A parting


Hard to think today

when the house is different, less,

and a far away city is a little more.

Hard to think of happiness

when the sky shakes with gun shots,

graceful deer bound across the meadow in fear,

and pigeons rustle uneasily high in the maples.

Hard to think of tomorrow and why.

Another step on the journey,

another fork in the road,

a parting of the ways,

and will tomorrow be any easier?

Published by

Jane Dougherty

I used to do lots of things I didn't much enjoy. Now I am officially a writer. It's what I always wanted to be.

42 thoughts on “A parting”

    1. You’re right. Each day is different, and sometimes it’s better. The general state of the world has me feeling miserable anyway, but the youngest going away to college this weekend has been hard to take.

      1. The others all went to the local university and lived at home.

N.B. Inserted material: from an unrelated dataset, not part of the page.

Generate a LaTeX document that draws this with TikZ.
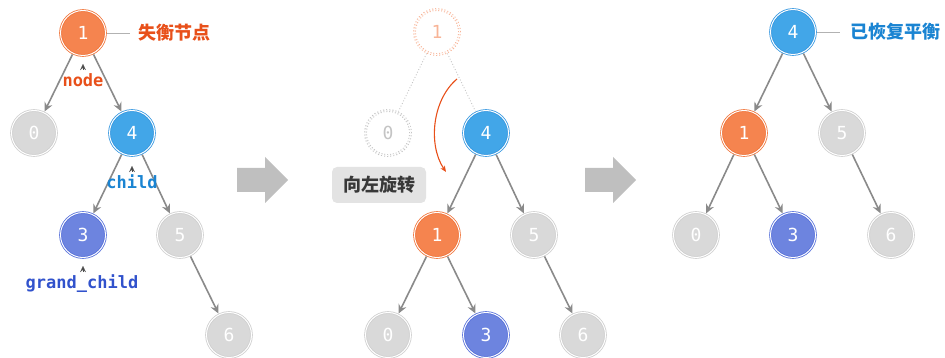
\documentclass[tikz,border=0pt]{standalone}
\usepackage{fontspec}
\setmonofont{DejaVu Sans Mono}
\newfontfamily\cjk{Noto Sans CJK SC}
\usetikzlibrary{arrows.meta}
\definecolor{gfill}{HTML}{D9D9D9}
\definecolor{gring}{HTML}{CFCFCF}
\definecolor{ofill}{HTML}{F5844F}
\definecolor{oring}{HTML}{F0743A}
\definecolor{bfill}{HTML}{42A6E8}
\definecolor{bring}{HTML}{3597E0}
\definecolor{pfill}{HTML}{6D84DF}
\definecolor{pring}{HTML}{5670DA}
\definecolor{edgec}{HTML}{8A8A8A}
\definecolor{redtxt}{HTML}{E8501A}
\definecolor{bluetxt}{HTML}{1A84D2}
\definecolor{purtxt}{HTML}{3152CC}
\definecolor{ghosto}{HTML}{F8B497}
\definecolor{ghostg}{HTML}{C4C4C4}
\definecolor{bigarrow}{HTML}{BFBFBF}
\begin{document}
\begin{tikzpicture}[x=1pt,y=-1pt,
  tn/.style={circle, minimum size=45pt, inner sep=0pt, outer sep=1.4pt,
    line width=0.8pt, double distance=1pt, double=white, text=white,
    font=\ttfamily\fontsize{18}{18}\selectfont},
  gn/.style={tn, draw=gring, fill=gfill},
  on/.style={tn, draw=oring, fill=ofill},
  bn/.style={tn, draw=bring, fill=bfill},
  pn/.style={tn, draw=pring, fill=pfill},
  ghost/.style={circle, minimum size=45pt, inner sep=0pt, outer sep=1.4pt,
    line width=1pt, double distance=0.8pt, double=white, dotted,
    font=\ttfamily\fontsize{18}{18}\selectfont},
  edge/.style={draw=edgec, line width=1.6pt, -{Stealth[length=9pt,width=8.5pt,inset=3pt]}},
  gedge/.style={draw=ghostg, line width=0.9pt, dotted},
  tag/.style={font=\ttfamily\bfseries\fontsize{17}{17}\selectfont, inner sep=0pt},
  cjktag/.style={font=\cjk\bfseries\fontsize{18}{18}\selectfont, inner sep=0pt},
  caret/.style={draw=black!70, line width=0.1pt, -{Stealth[length=6pt,width=5.5pt,inset=2.2pt]}},
  lead/.style={draw=black!30, line width=0.8pt},
  bigarr/.style={fill=bigarrow, draw=none}
]
\useasboundingbox (0,0) rectangle (945,358);

% ---------- left tree ----------
\node[on] (L1) at (83,33) {1};
\node[gn] (L0) at (34,133) {0};
\node[bn] (L4) at (132,133) {4};
\node[pn] (L3) at (83,235) {3};
\node[gn] (L5) at (180,235) {5};
\node[gn] (L6) at (229,335) {6};
\draw[edge] (L1) -- (L0);
\draw[edge] (L1) -- (L4);
\draw[edge] (L4) -- (L3);
\draw[edge] (L4) -- (L5);
\draw[edge] (L5) -- (L6);

\node[cjktag, text=redtxt, anchor=west] (Lt) at (138,33) {失衡节点};
\draw[lead] (L1.east) -- (Lt.west -| 130,0);

\node[tag, text=redtxt] (Ln) at (83,80) {node};
\coordinate (Lnc) at (83,64);
\draw[caret] (83,70) -- (Lnc);
\node[tag, text=bluetxt] (Lc) at (132,182) {child};
\coordinate (Lcc) at (132,166);
\draw[caret] (132,172) -- (Lcc);
\node[tag, text=purtxt] (Lg) at (82,284) {grand\_child};
\coordinate (Lgc) at (83,266);
\draw[caret] (83,272) -- (Lgc);

% ---------- big arrows ----------
\fill[bigarr] (237,168) -- (265,168) -- (265,157) -- (288,180) -- (265,203) -- (265,192) -- (237,192) -- cycle;
\fill[bigarr] (585,168) -- (613,168) -- (613,157) -- (636,180) -- (613,203) -- (613,192) -- (585,192) -- cycle;

% ---------- middle tree ----------
\node[ghost, draw=ghosto, text=ghosto] (M1g) at (437,32) {1};
\node[ghost, draw=ghostg, text=ghostg] (M0g) at (388,133) {0};
\node[bn] (M4) at (486,133) {4};
\node[on] (M1) at (437,235) {1};
\node[gn] (M5) at (534,235) {5};
\node[gn] (M0) at (388,335) {0};
\node[pn] (M3) at (486,335) {3};
\node[gn] (M6) at (583,335) {6};
\draw[gedge] (M1g) -- (M0g);
\draw[gedge] (M1g) -- (M4);
\draw[edge] (M4) -- (M1);
\draw[edge] (M4) -- (M5);
\draw[edge] (M1) -- (M0);
\draw[edge] (M1) -- (M3);
\draw[edge] (M5) -- (M6);

\coordinate (Ras) at (457,79);
\coordinate (Rae) at (446,172);
\draw[draw=redtxt, line width=1.1pt, -{Stealth[length=6pt,width=5pt,inset=1.5pt]}]
  (Ras) .. controls (432,100) and (428,145) .. (Rae);

\node[fill=black!11, rounded corners=5pt, minimum width=94pt, minimum height=36pt,
  inner sep=0pt, text=black!78, font=\cjk\bfseries\fontsize{18}{18}\selectfont]
  (Mrot) at (379,185) {向左旋转};

% ---------- right tree ----------
\node[bn] (R4) at (793,32) {4};
\node[on] (R1) at (744,133) {1};
\node[gn] (R5) at (842,133) {5};
\node[gn] (R0) at (696,235) {0};
\node[pn] (R3) at (793,235) {3};
\node[gn] (R6) at (891,235) {6};
\draw[edge] (R4) -- (R1);
\draw[edge] (R4) -- (R5);
\draw[edge] (R1) -- (R0);
\draw[edge] (R1) -- (R3);
\draw[edge] (R5) -- (R6);

\node[cjktag, text=bluetxt, anchor=west] (Rt) at (850,32) {已恢复平衡};
\draw[lead] (R4.east) -- (Rt.west -| 840,0);
\end{tikzpicture}
\end{document}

It was hellish sometimes, but I hate it that it’s the youngest who’s the only one to leave.

      2. It’s really absurd here, I think our present adm. would like to have every one uneducated as they are highly promoting ” technical schools” rather than college. A year of college at a state school costs around 60,000 dollars here. We are all paying off student loans. Grrrr.

      3. That’s ridiculously high. I don’t know what incomes are like in the US but that’s about five times the average annual income here. Nobody would go to university on those terms. The top private schools here, like the top art, business, architecture schools don’t cost more than 20k a year and they tend to form students to get pretty good jobs at the end of it to pay off their loan. An ordinary university degree guarantees you nothing at all.

      4. It’s outrageous and fees have gone up during the Trump administration, and all I hear is “go to technical school”…they would love us all to be basically uneducated. Want to see them go in 2020

      5. Karl Marx was right. Love him or loath him, he saw that education of the masses was just preparation for a life in a job going nowhere, teaching kids to sit still, take orders and don’t ever ask for anything better.

      6. I think any one with the intellect to improve their knowledge has the right to do so , they should not have to depend on their parents mortgaging their house to do so. It is a right. Like healthcare, esp in a country as wealthy as the U.S. They would have people with the minds of science working in tech. to me their is a motive behind the madness. My son is going to be anesthesiologist.

      7. I wish him all the best. That’s a terrible idea having to mortgage your home for their education. It puts such pressure on the kids, and must make them feel terribly guilty if it doesn’t work out.

      8. I can see that in a buoyant meritocratic economic system getting a good degree is a meal ticket for life so a college education is seen as an investment. Here we’re churning out graduates with no hope of ever getting a ‘good’ job because there aren’t enough to go around, nowhere near. You have to be prepared to spend eight years or so in higher education and have several post graduate degrees to be in the qualifying stakes. It matters which school you went to too, a state university with a ‘democratic’ entrance system or a high powered school that only takes the high fliers. You’d have to be mad to mortgage your home for a university education. Ten to one you’d be paying for your home for the rest of your life!

  1. It seems all too much at once. It’s funny, I worried much more about mine when they lived at home. They left the city for college and both came back. The youngest was hard to let go though when she really finally left for good. (K)

    1. Yes, when they’re around we worry permanently because the bonds of responsibility from childhood haven’t been broken. It was hard having so many ‘young adults’ in the house a couple actually studying, the others just fooling around, acrimonious sometimes. We ended up moving just to get them to stir themselves. The youngest was never any trouble though and she’s the one who’s furthest away.

      1. She was fine at home as they all got along most of the time and she was such a sweet baby, but she never fitted in at school. She would never tolerate bitching or hypocrisy even from being very small and friends who weren’t fickle seemed to be hard to find.